The use of internal investigations to punish political opponents shouldn’t be a political issue—it’s not as though we’re discussing taxes or drug policy, where there may be legitimate ideological disagreements between different factions that otherwise act in good faith and agree on the importance of fairness and objectivity. This is about the abuse of a powerful tool in the governmental arsenal, one that is intended to correct injustice but can be wielded to crush enemies. One can naturally expect bias to seep into any investigation, because all investigators are human. For instance, the ongoing debacle surrounding disgraced FBI agent Peter Strzok has been framed by many conservatives as clear-cut evidence that the inquiry into the Trump campaign has been irreparably tainted by partisanship and personal antipathy toward Trump, but while Strzok’s texts certainly show his distaste for Trump, one element that’s been suspiciously absent from this whole discussion is any evidence that Strzok’s personal feelings actually influenced the investigation in a substantial way. Indeed, Strzok was removed by Mueller immediately after the texts were released, and Strzok reportedly even pushed for the reopening of the Clinton investigation, which pushed the election in Trump’s favor.

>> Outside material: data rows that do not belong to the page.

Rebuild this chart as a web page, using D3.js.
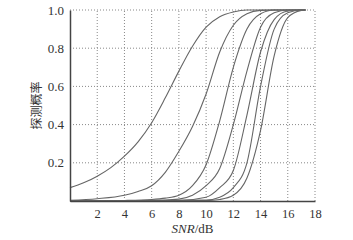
<!DOCTYPE html>
<html>
<head>
<meta charset="utf-8">
<script src="https://cdn.jsdelivr.net/npm/d3@7"></script>
<style>
  body { margin: 0; background: #fff; }
  svg { display: block; }
  .serif text, text.serif { font-family: "Liberation Serif", "Times New Roman", serif; }
</style>
</head>
<body>
<div id="chart"></div>
<script>
const width = 353;
const height = 240;
const margin = {t: 10, b: 39, l: 70, r: 38};

// SNR (dB) values and detection probability for each curve
const curve1 = [[0,0.07],[1,0.095],[2,0.13],[3,0.175],[4,0.235],[5,0.31],[6,0.41],[7,0.54],[8,0.68],[9,0.81],[10,0.91],[11,0.965],[12,0.99],[13,1],[17.3,1]];
const curve2 = [[0,0.004],[2,0.012],[4,0.03],[5,0.05],[6,0.08],[7,0.15],[8,0.26],[9,0.39],[10,0.56],[11,0.78],[12,0.92],[13,0.98],[14,0.998],[15,1],[17.3,1]];
const curve3 = [[0,0],[4,0.003],[6,0.008],[7,0.015],[8,0.03],[9,0.08],[10,0.19],[11,0.42],[12,0.7],[13,0.9],[14,0.98],[15,1],[17.3,1]];
const curve4 = [[0,0],[6,0.002],[8,0.01],[9,0.03],[10,0.08],[11,0.17],[12,0.4],[13,0.68],[14,0.91],[15,0.985],[16,1],[17.3,1]];
const curve5 = [[0,0],[8,0.003],[10,0.02],[11,0.07],[12,0.16],[13,0.45],[14,0.78],[15,0.95],[16,0.995],[17,1],[17.3,1]];
const curve6 = [[0,0],[10,0.005],[11,0.02],[12,0.07],[13,0.2],[14,0.6],[15,0.9],[16,0.985],[17,1],[17.3,1]];
const curve7 = [[0,0],[10,0.002],[11,0.008],[12,0.03],[13,0.12],[14,0.37],[15,0.76],[16,0.96],[17,0.998],[17.3,1]];
const curves = [curve1, curve2, curve3, curve4, curve5, curve6, curve7];

const xTicks = [2, 4, 6, 8, 10, 12, 14, 16, 18];
const yTicks = [0.2, 0.4, 0.6, 0.8, 1.0];

const svg = d3.select("#chart")
    .append("svg")
    .attr("width", width)
    .attr("height", height)
    .attr("viewBox", [0, 0, width, height]);

const xScale = d3.scaleLinear()
    .domain([0, 18])
    .range([margin.l, width - margin.r]);

const yScale = d3.scaleLinear()
    .domain([0, 1])
    .range([height - margin.b, margin.t]);

// grid
svg.append("g")
    .selectAll("line")
    .data(xTicks)
    .join("line")
    .attr("x1", d => xScale(d))
    .attr("x2", d => xScale(d))
    .attr("y1", yScale(0))
    .attr("y2", yScale(1))
    .style("stroke", "#888")
    .style("stroke-width", "1px")
    .style("stroke-dasharray", "1,2");

svg.append("g")
    .selectAll("line")
    .data(yTicks)
    .join("line")
    .attr("x1", xScale(0))
    .attr("x2", xScale(18))
    .attr("y1", d => yScale(d))
    .attr("y2", d => yScale(d))
    .style("stroke", "#888")
    .style("stroke-width", "1px")
    .style("stroke-dasharray", "1,2");

// curves
const line = d3.line()
    .x(d => xScale(d[0]))
    .y(d => yScale(d[1]))
    .curve(d3.curveMonotoneX);

svg.append("g")
    .selectAll("path")
    .data(curves)
    .join("path")
    .attr("d", line)
    .style("fill", "none")
    .style("stroke", "#666")
    .style("stroke-width", "1.1px");

// axes
const xAxis = d3.axisBottom(xScale)
    .tickValues(xTicks)
    .tickSize(0)
    .tickPadding(8)
    .tickFormat(d3.format("d"));
svg.append("g")
    .attr("class", "serif")
    .attr("transform", `translate(0, ${yScale(0)})`)
    .call(xAxis)
    .attr("font-family", null)
    .attr("font-size", 12.5)
    .call(g => g.select(".domain").attr("stroke", "#444").attr("stroke-width", 1.5));

const yAxis = d3.axisLeft(yScale)
    .tickValues(yTicks)
    .tickSize(0)
    .tickPadding(6)
    .tickFormat(d3.format(".1f"));
svg.append("g")
    .attr("class", "serif")
    .attr("transform", `translate(${xScale(0)}, 0)`)
    .call(yAxis)
    .attr("font-family", null)
    .attr("font-size", 13)
    .call(g => g.select(".domain").attr("stroke", "#444").attr("stroke-width", 1.5));

svg.selectAll(".tick text").attr("fill", "#333");

// labels
const xLabel = svg.append("text")
    .attr("class", "serif")
    .attr("x", (xScale(0) + xScale(18)) / 2)
    .attr("y", height - 7)
    .attr("text-anchor", "middle")
    .attr("font-size", "13px")
    .attr("fill", "#333");
xLabel.append("tspan").attr("font-style", "italic").text("SNR");
xLabel.append("tspan").text("/dB");

svg.append("text")
    .attr("transform", `translate(41, ${(yScale(0) + yScale(1)) / 2}) rotate(-90)`)
    .attr("text-anchor", "middle")
    .attr("font-family", "'Noto Sans CJK SC', sans-serif")
    .attr("font-size", "12px")
    .attr("fill", "#333")
    .text("探测概率");
</script>
</body>
</html>
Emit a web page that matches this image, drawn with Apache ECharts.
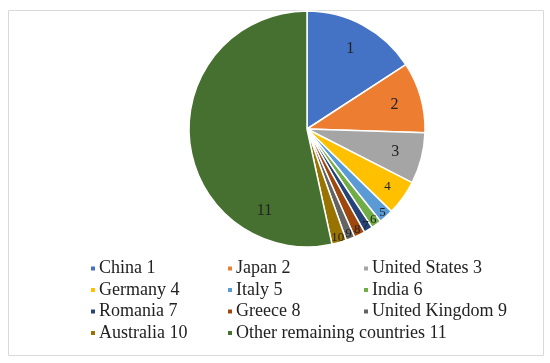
<!DOCTYPE html>
<html>
<head>
<meta charset="utf-8">
<script src="https://cdn.jsdelivr.net/npm/echarts@6/dist/echarts.min.js"></script>
<style>
  html, body { margin: 0; padding: 0; background: #fff; }
  #chart { width: 550px; height: 363px; }
</style>
</head>
<body>
<div id="chart"></div>
<script>
// share of each country (percent)
const countries = ['China', 'Japan', 'United States', 'Germany', 'Italy', 'India',
  'Romania', 'Greece', 'United Kingdom', 'Australia', 'Other remaining countries'];
const shares = [15.8, 9.7, 7.0, 4.8, 2.0, 1.4, 1.2, 1.5, 1.2, 2.0, 53.4];
const colors = ['#4472C4', '#ED7D31', '#A5A5A5', '#FFC000', '#5B9BD5', '#70AD47',
  '#264478', '#9E480E', '#636363', '#997300', '#467030'];
// legend columns (indexes into countries)
const legendCols = [[0, 3, 6, 9], [1, 4, 7, 10], [2, 5, 8]];

const names = countries.map((c, i) => c + ' ' + (i + 1));
const pieData = names.map((n, i) => ({ name: n, value: shares[i], itemStyle: { color: colors[i] } }));

const chart = echarts.init(document.getElementById('chart'));
const cx = 307, cy = 129, R = 118;

// transparent rings that only carry the number labels, one ring per label distance
const rings = [
  { r0: 58, idx: [0, 1, 2, 10], size: 16 },
  { r0: 74, idx: [3], size: 13 },
  { r0: 101, idx: [4, 5, 6, 7, 8, 9], size: 13 }
];
function labelRing(ring) {
  return {
    type: 'pie',
    center: [cx, cy],
    radius: [ring.r0, R],
    silent: true,
    startAngle: 90,
    itemStyle: { color: 'transparent', borderWidth: 0 },
    label: { show: false },
    labelLine: { show: false },
    emphasis: { disabled: true },
    data: names.map((n, i) => ({
      name: n,
      value: shares[i],
      label: {
        show: ring.idx.includes(i),
        position: 'inside',
        formatter: String(i + 1),
        color: '#222',
        fontFamily: 'Liberation Serif',
        fontSize: ring.size,
        // the big "other" label sits low in its slice
        offset: i === 10 ? [48, 72] : [0, 0]
      }
    }))
  };
}

const option = {
  animation: false,
  graphic: [{
    type: 'rect',
    shape: { x: 8.5, y: 10.5, width: 535, height: 345 },
    style: { fill: 'none', stroke: '#d9d9d9', lineWidth: 1 }
  }],
  legend: legendCols.map((col, k) => ({
    orient: 'vertical',
    left: [84, 221, 357][k],
    top: 253,
    itemWidth: 6,
    itemHeight: 6,
    itemGap: 0.5,
    icon: 'rect',
    selectedMode: false,
    data: col.map(i => names[i]),
    textStyle: { fontFamily: 'Liberation Serif', fontSize: 18, color: '#222', lineHeight: 21, padding: [0, 0, 0, -2] }
  })),
  series: [
    {
      type: 'pie',
      center: [cx, cy],
      radius: [0, R],
      startAngle: 90,
      label: { show: false },
      labelLine: { show: false },
      itemStyle: { borderColor: '#fff', borderWidth: 1.5 },
      emphasis: { disabled: true },
      data: pieData
    }
  ].concat(rings.map(labelRing))
};
chart.setOption(option);
</script>
</body>
</html>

In contrast, we have clear evidence from top officials in the Republican party itself that their investigations into Hillary Clinton were designed to drag her down in the public eye, and indications that, intentionally or otherwise, the Congressional investigation into Trump has been denied the resources granted to other operations of much lesser significance. When it comes to the government’s power to investigate, the Republican Party has consistently and openly weaponized it against its enemies, and no amount of comparatively trivial examples from the Democrats can counteract that evidence of systematic abuse.